Bird species classification based on audio recordings has significant implications for ecological monitoring, biodiversity studies, and conservation efforts, as well as being applicable and interesting to a population of bird watchers and nature lovers. This project focuses on developing a robust machine learning pipeline capable of identifying bird species from basic metadata recordable by a cell phone recording. By leveraging advanced audio signal processing techniques and modern classification algorithms, the project aims to create a reliable and scalable solution for bird call recognition.

## A. Overview of project goals

The primary objectives of this project are:

### 1. Data Collection and Integration:
Analyze, preprocess, and merge audio datasets containing bird calls to create a comprehensive, high-quality dataset suitable for training machine learning models.
### 2. Feature Engineering:
Extract meaningful features from raw audio signals, including frequency-domain representations, time-frequency representations, and repcrocess the signal to make the target sound the loudest part of the signal.
### 3. Model Training and Evaluation:
Train and compare multiple classification models, including neural networks and traditional classification algorithms, to identify the most effective approach for bird call classification.
### 4. Practical Application:
Build a functional tool capable of processing new audio files to classify bird species throughout an audio file.

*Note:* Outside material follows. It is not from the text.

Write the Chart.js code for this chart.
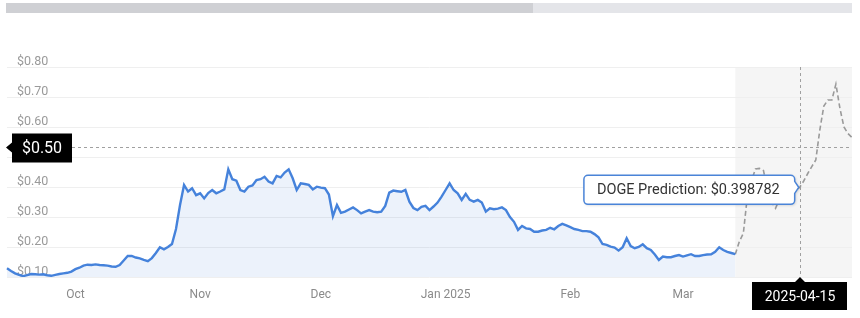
<!DOCTYPE html>
<html>
<head>
<meta charset="utf-8">
<script src="https://cdn.jsdelivr.net/npm/chart.js@4.4.1/dist/chart.umd.min.js"></script>
<style>
html, body { margin: 0; padding: 0; background: #fff; }
</style>
</head>
<body>
<canvas id="chart" width="860" height="318"></canvas>
<script>
// daily closes, 2024-09-14 .. 2025-03-14
var historyStart = [2024, 8, 14];
var historyPrices = [
  0.129, 0.12, 0.112, 0.107, 0.103, 0.106, 0.11, 0.109, 0.108, 0.109,
  0.106, 0.104, 0.107, 0.11, 0.112, 0.114, 0.118, 0.126, 0.131, 0.138,
  0.141, 0.14, 0.142, 0.14, 0.139, 0.138, 0.135, 0.134, 0.14, 0.155,
  0.17, 0.17, 0.165, 0.162, 0.157, 0.153, 0.163, 0.18, 0.199, 0.192,
  0.2, 0.21, 0.26, 0.34, 0.407, 0.385, 0.396, 0.373, 0.379, 0.362,
  0.38, 0.39, 0.379, 0.385, 0.392, 0.459, 0.426, 0.421, 0.39, 0.385,
  0.401, 0.405, 0.423, 0.426, 0.434, 0.418, 0.412, 0.437, 0.432, 0.448,
  0.459, 0.429, 0.39, 0.412, 0.41, 0.407, 0.392, 0.401, 0.398, 0.396,
  0.375, 0.303, 0.34, 0.314, 0.318, 0.325, 0.332, 0.323, 0.312, 0.318,
  0.323, 0.318, 0.316, 0.318, 0.337, 0.381, 0.388, 0.386, 0.384, 0.39,
  0.351, 0.33, 0.323, 0.334, 0.337, 0.323, 0.335, 0.348, 0.368, 0.39,
  0.412, 0.39, 0.379, 0.357, 0.377, 0.357, 0.351, 0.357, 0.348, 0.318,
  0.329, 0.326, 0.328, 0.332, 0.323, 0.3, 0.284, 0.257, 0.27, 0.262,
  0.26, 0.251, 0.251, 0.255, 0.257, 0.264, 0.259, 0.27, 0.277, 0.272,
  0.266, 0.26, 0.257, 0.253, 0.253, 0.251, 0.243, 0.232, 0.21, 0.207,
  0.201, 0.198, 0.188, 0.199, 0.229, 0.203, 0.196, 0.2, 0.209, 0.196,
  0.19, 0.175, 0.157, 0.168, 0.166, 0.166, 0.17, 0.173, 0.168, 0.172,
  0.176, 0.17, 0.17, 0.173, 0.175, 0.176, 0.184, 0.199, 0.19, 0.184,
  0.18, 0.176
];
// prediction every 2 days, starting at the last close
var predictionStepDays = 2;
var predictionPrices = [
  0.176, 0.218, 0.246, 0.37, 0.42, 0.46, 0.462, 0.455, 0.39, 0.35,
  0.329, 0.36, 0.373, 0.38, 0.383, 0.39, 0.398782, 0.42, 0.445, 0.468,
  0.49, 0.59, 0.67, 0.69, 0.69, 0.743, 0.662, 0.6, 0.578, 0.565
];
var yMin = 0.1, yMax = 0.8, yStep = 0.1;
var monthNames = ['Jan', 'Feb', 'Mar', 'Apr', 'May', 'Jun', 'Jul', 'Aug', 'Sep', 'Oct', 'Nov', 'Dec'];
var hoverDate = '2025-04-15';
var crosshairPrice = 0.532;
var crosshairText = '$0.50';
var tooltipPrefix = 'DOGE Prediction: $';

function iso(d) {
  var m = d.getUTCMonth() + 1, day = d.getUTCDate();
  return d.getUTCFullYear() + '-' + (m < 10 ? '0' : '') + m + '-' + (day < 10 ? '0' : '') + day;
}

var labels = [];
var cur = new Date(Date.UTC(historyStart[0], historyStart[1], historyStart[2]));
for (var i = 0; i < historyPrices.length; i++) {
  labels.push(iso(cur));
  if (i < historyPrices.length - 1) cur.setUTCDate(cur.getUTCDate() + 1);
}
for (var j = 1; j < predictionPrices.length; j++) {
  cur.setUTCDate(cur.getUTCDate() + predictionStepDays);
  labels.push(iso(cur));
}
var splitIndex = historyPrices.length - 1;
var histData = labels.map(function (l, k) { return k <= splitIndex ? historyPrices[k] : null; });
var predData = labels.map(function (l, k) { return k >= splitIndex ? predictionPrices[k - splitIndex] : null; });
var hoverIndex = labels.indexOf(hoverDate);

var overlay = {
  id: 'overlay',
  beforeDraw: function (chart) {
    var c = chart.ctx, a = chart.chartArea, xs = chart.scales.x;
    c.save();
    // navigator bar on top
    c.fillStyle = '#e4e5e9';
    c.fillRect(6, 3, 846, 10);
    c.fillStyle = '#cfd0d4';
    c.fillRect(6, 3, 527, 10);
    // prediction band
    var bx = xs.getPixelForValue(splitIndex);
    c.fillStyle = '#f5f5f5';
    c.fillRect(bx, a.top, a.right - bx, a.bottom - a.top);
    c.restore();
  },
  afterDraw: function (chart) {
    var c = chart.ctx, a = chart.chartArea, ys = chart.scales.y;
    var pt = chart.getDatasetMeta(1).data[hoverIndex];
    var px = pt.x, py = pt.y;
    var hy = Math.round(ys.getPixelForValue(crosshairPrice)) + 0.5;
    c.save();
    // crosshairs
    c.strokeStyle = '#a0a0a0';
    c.lineWidth = 1;
    c.setLineDash([3, 3]);
    c.beginPath();
    c.moveTo(Math.round(px) + 0.5, a.top);
    c.lineTo(Math.round(px) + 0.5, a.bottom);
    c.moveTo(72, hy);
    c.lineTo(a.right, hy);
    c.stroke();
    c.setLineDash([]);

    // tooltip
    var text = tooltipPrefix + predictionPrices[hoverIndex - splitIndex];
    c.font = '14.5px Roboto';
    var tw = c.measureText(text).width;
    var bw = tw + 28, bh = 29;
    var bxr = px - 5, bx0 = bxr - bw, by0 = py - 12;
    c.shadowColor = 'rgba(0,0,0,0.18)';
    c.shadowBlur = 3;
    c.shadowOffsetX = 1;
    c.shadowOffsetY = 1;
    c.beginPath();
    var r = 4;
    c.moveTo(bx0 + r, by0);
    c.lineTo(bxr - r, by0);
    c.arcTo(bxr, by0, bxr, by0 + r, r);
    c.lineTo(bxr, py - 6);
    c.lineTo(px - 1, py);
    c.lineTo(bxr, py + 6);
    c.lineTo(bxr, by0 + bh - r);
    c.arcTo(bxr, by0 + bh, bxr - r, by0 + bh, r);
    c.lineTo(bx0 + r, by0 + bh);
    c.arcTo(bx0, by0 + bh, bx0, by0 + bh - r, r);
    c.lineTo(bx0, by0 + r);
    c.arcTo(bx0, by0, bx0 + r, by0, r);
    c.closePath();
    c.fillStyle = '#fff';
    c.fill();
    c.shadowColor = 'transparent';
    c.strokeStyle = '#4a84d8';
    c.lineWidth = 1.5;
    c.stroke();
    c.fillStyle = '#333';
    c.textBaseline = 'middle';
    c.textAlign = 'left';
    c.fillText(text, bx0 + 13, by0 + bh / 2 + 1);

    // y crosshair label
    c.fillStyle = '#000';
    c.beginPath();
    c.moveTo(12, hy - 14);
    c.lineTo(72, hy - 14);
    c.lineTo(72, hy + 15);
    c.lineTo(12, hy + 15);
    c.lineTo(12, hy + 5);
    c.lineTo(6, hy);
    c.lineTo(12, hy - 5);
    c.closePath();
    c.fill();
    c.fillStyle = '#fff';
    c.font = '16px Roboto';
    c.textAlign = 'center';
    c.fillText(crosshairText, 42, hy + 1);

    // x crosshair label
    var lx = Math.round(px);
    c.fillStyle = '#000';
    c.beginPath();
    c.moveTo(lx - 48, a.bottom + 5);
    c.lineTo(lx - 5, a.bottom + 5);
    c.lineTo(lx, a.bottom);
    c.lineTo(lx + 5, a.bottom + 5);
    c.lineTo(lx + 47, a.bottom + 5);
    c.lineTo(lx + 47, a.bottom + 33);
    c.lineTo(lx - 48, a.bottom + 33);
    c.closePath();
    c.fill();
    c.fillStyle = '#fff';
    c.font = '14px Roboto';
    c.fillText(hoverDate, lx, a.bottom + 20);
    c.restore();
  }
};

new Chart(document.getElementById('chart'), {
  type: 'line',
  data: {
    labels: labels,
    datasets: [
      {
        label: 'DOGE',
        data: histData,
        borderColor: '#4582db',
        borderWidth: 2.4,
        backgroundColor: 'rgba(69,130,219,0.1)',
        fill: 'start',
        pointRadius: 0,
        tension: 0
      },
      {
        label: 'DOGE Prediction',
        data: predData,
        borderColor: '#9a9a9a',
        borderWidth: 1.6,
        borderDash: [5, 3],
        fill: false,
        pointRadius: 0,
        tension: 0
      }
    ]
  },
  options: {
    responsive: false,
    animation: false,
    devicePixelRatio: 1,
    layout: { padding: { left: 7, right: 8, top: 67, bottom: 0 } },
    plugins: { legend: { display: false }, tooltip: { enabled: false } },
    scales: {
      x: {
        grid: { display: false },
        border: { display: false },
        ticks: {
          autoSkip: false,
          maxRotation: 0,
          padding: 3,
          color: '#8a8a8a',
          font: { family: 'Roboto', size: 12 },
          callback: function (v, i) {
            var l = labels[i];
            if (l.slice(8) !== '01') return '';
            var m = parseInt(l.slice(5, 7), 10) - 1;
            return m === 0 ? monthNames[m] + ' ' + l.slice(0, 4) : monthNames[m];
          }
        },
        afterFit: function (s) { s.height = 41; }
      },
      y: {
        min: yMin,
        max: yMax,
        grid: { color: '#efefef', drawTicks: false },
        border: { display: false },
        ticks: {
          stepSize: yStep,
          mirror: true,
          padding: 10,
          labelOffset: -5,
          color: '#9a9a9a',
          font: { family: 'Roboto', size: 12.5 },
          callback: function (v) { return '$' + v.toFixed(2); }
        },
        afterFit: function (s) { s.width = 0; }
      }
    }
  },
  plugins: [overlay]
});
</script>
</body>
</html>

# § II. Data Preperation and Exploration

## A. Initial Setup

### 1. Building Virtual Enviroment
The first step was to establish a virtual enviroment with the required libraries. A virtual environment was created with `micromamba`  to ensure that all dependencies, libraries, and tools used in the project are isolated from the host system. This approach prevents version conflicts and facilitates seamless collaboration and deployment.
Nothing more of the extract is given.